Flexibility and Personalization
When you lease a car, there’s often less flexibility in terms of customization and personal changes. Most leasing agreements have restrictions on modifications, and any alterations could result in penalties. Additionally, if your personal situation changes—perhaps you want to drive more miles than your lease allows, or you want to terminate the lease early—you may face additional charges.
On the other hand, an auto loan provides much more freedom. Since you own the car, you can modify it as you wish—adding custom features, upgrading the sound system, or even repainting the exterior. Moreover, if your personal circumstances change, you can sell the car or trade it in at any time without facing penalties. This makes an auto loan a more flexible and permanent option, especially for those who value the ability to personalize their vehicle.
Which Option is Right for You?
The decision between leasing and taking out an auto loan boils down to your financial goals, lifestyle, and preferences. If you value lower monthly payments, enjoy driving new cars every few years, and don’t mind not owning the vehicle, leasing could be the right choice for you. It offers a more predictable and often more affordable experience, especially if you prefer the idea of always having the latest model.

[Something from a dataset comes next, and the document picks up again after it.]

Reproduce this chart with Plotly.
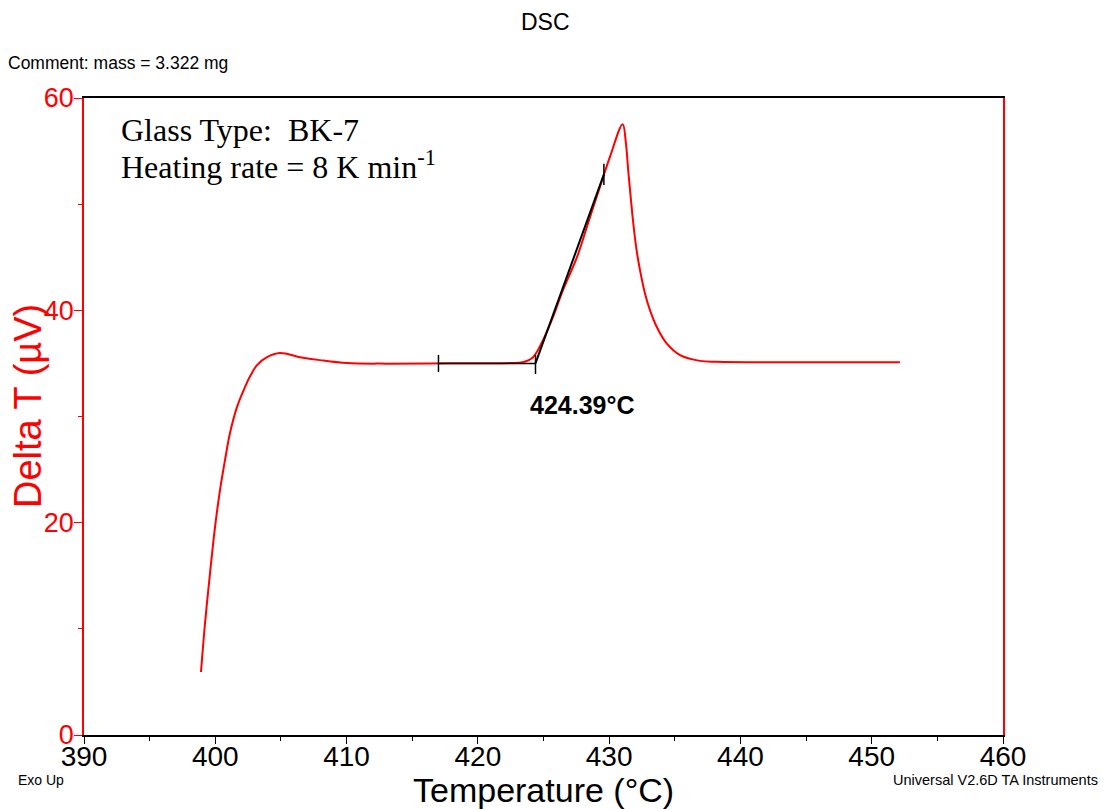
import plotly.graph_objects as go

# DSC curve (Temperature °C, Delta T µV)
temperature = [398.91, 399.22, 399.60, 399.98, 400.36, 400.74, 401.12, 401.65, 402.26,
               402.70, 403.18, 403.94, 404.93, 406.45, 407.97, 410.03, 413.0, 416.35,
               420.0, 422.44, 423.43, 424.20, 424.96, 425.72, 426.48, 427.55, 428.54,
               429.30, 430.06, 431.03, 431.28, 431.45, 431.64, 431.84, 432.09, 432.35,
               432.73, 433.11, 433.62, 434.38, 435.40, 436.92, 438.19, 445.0, 452.15]
delta_t = [5.93, 10.55, 15.25, 19.59, 23.07, 25.89, 28.44, 30.88, 32.77,
           33.90, 34.84, 35.59, 35.97, 35.59, 35.31, 35.03, 34.98, 35.00,
           35.02, 35.03, 35.12, 35.59, 37.19, 39.36, 41.90, 45.01, 48.78,
           51.63, 54.45, 57.53, 55.71, 53.20, 50.69, 48.18, 45.67, 43.79,
           41.59, 40.02, 38.45, 36.88, 35.78, 35.24, 35.15, 35.10, 35.12]

# Onset construction (baseline + tangent)
baseline_x = [417.0, 424.39]
baseline_y = [35.0, 35.0]
tangent_x = [424.39, 429.6]
tangent_y = [35.0, 52.8]
onset_label = "424.39°C"

x_ticks = [390, 400, 410, 420, 430, 440, 450, 460]
y_ticks = [0, 20, 40, 60]

fig = go.Figure()
fig.add_trace(go.Scatter(x=temperature, y=delta_t, mode="lines",
                         line=dict(color="#ff0000", width=2, shape="spline", smoothing=1.0),
                         hoverinfo="skip", showlegend=False))
fig.add_trace(go.Scatter(x=baseline_x, y=baseline_y, mode="lines",
                         line=dict(color="black", width=1.5), showlegend=False))
fig.add_trace(go.Scatter(x=tangent_x, y=tangent_y, mode="lines",
                         line=dict(color="black", width=2), showlegend=False))
# small vertical tick marks on construction lines
for tx, ty0, ty1 in [(baseline_x[0], 34.2, 35.8), (tangent_x[0], 34.0, 35.8),
                     (tangent_x[1], 51.8, 53.8)]:
    fig.add_trace(go.Scatter(x=[tx, tx], y=[ty0, ty1], mode="lines",
                             line=dict(color="black", width=1.5), showlegend=False))

fig.update_layout(
    width=1104, height=809,
    margin=dict(l=84, r=101, t=98, b=74),
    paper_bgcolor="white", plot_bgcolor="white",
    font=dict(family="Liberation Sans, Arial", color="black"),
    showlegend=False,
)
fig.update_xaxes(range=[390, 460], tickvals=x_ticks, showgrid=False, zeroline=False,
                 showline=True, linecolor="black", linewidth=1.5, mirror=True,
                 ticks="outside", ticklen=7, tickcolor="black", tickwidth=1,
                 tickfont=dict(size=28, color="black"), ticklabelstandoff=-11,
                 minor=dict(dtick=5, ticks="outside", ticklen=4, tickcolor="black"))
fig.update_yaxes(range=[0, 60], tickvals=y_ticks, showgrid=False, zeroline=False,
                 showline=True, linecolor="#ff0000", linewidth=1.5, mirror=True,
                 ticks="outside", ticklen=8, tickcolor="#ff0000", tickwidth=1,
                 tickfont=dict(size=27, color="#ff0000"), ticklabelstandoff=-5,
                 minor=dict(dtick=10, ticks="outside", ticklen=4, tickcolor="#ff0000"))

ann = [
    dict(text="DSC", x=545, y=22, font=dict(size=23)),
    dict(text="Comment: mass = 3.322 mg", x=6, y=63, xanchor="left", font=dict(size=17.5)),
    dict(text="Temperature (°C)", x=543, y=790, font=dict(size=34)),
    dict(text="Delta T (µV)", x=28, y=406, textangle=-90, font=dict(size=38, color="#ff0000")),
    dict(text="Exo Up", x=16, y=780, xanchor="left", font=dict(size=14)),
    dict(text="Universal V2.6D TA Instruments", x=1100, y=780, xanchor="right", font=dict(size=14.5)),
    dict(text="Glass Type:  BK-7", x=119, y=130, xanchor="left",
         font=dict(size=32, family="Liberation Serif, Times New Roman")),
    dict(text="Heating rate = 8 K min<sup>-1</sup>", x=119, y=165, xanchor="left",
         font=dict(size=32, family="Liberation Serif, Times New Roman")),
]
for a in ann:
    fig.add_annotation(xref="paper", yref="paper", x=(a["x"] - 84) / 919,
                       y=1 - (a["y"] - 98) / 637, text=a["text"], showarrow=False,
                       xanchor=a.get("xanchor", "center"), yanchor="middle",
                       textangle=a.get("textangle", 0), font=a["font"])

fig.add_annotation(x=428.0, y=31.1, xref="x", yref="y", text="<b>" + onset_label + "</b>",
                   showarrow=False, font=dict(size=25, color="black"))

fig.write_html("out.html")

However, if you want to invest in a car over the long term, build equity, and have the freedom to modify your vehicle and keep it as long as you want, an auto loan might be the better option. While your monthly payments will likely be higher, you’ll eventually own an asset that you can sell or keep for years to come, potentially saving you money in the long run.
Ultimately, the choice between leasing and taking out an auto loan is a personal one. Both options have their advantages and drawbacks, and your decision should reflect your financial circumstances, lifestyle preferences, and how long you intend to keep your next vehicle. By weighing the pros and cons of each option carefully, you’ll be able to make an informed choice that best suits your needs and ensures that you’re driving away with the best deal possible.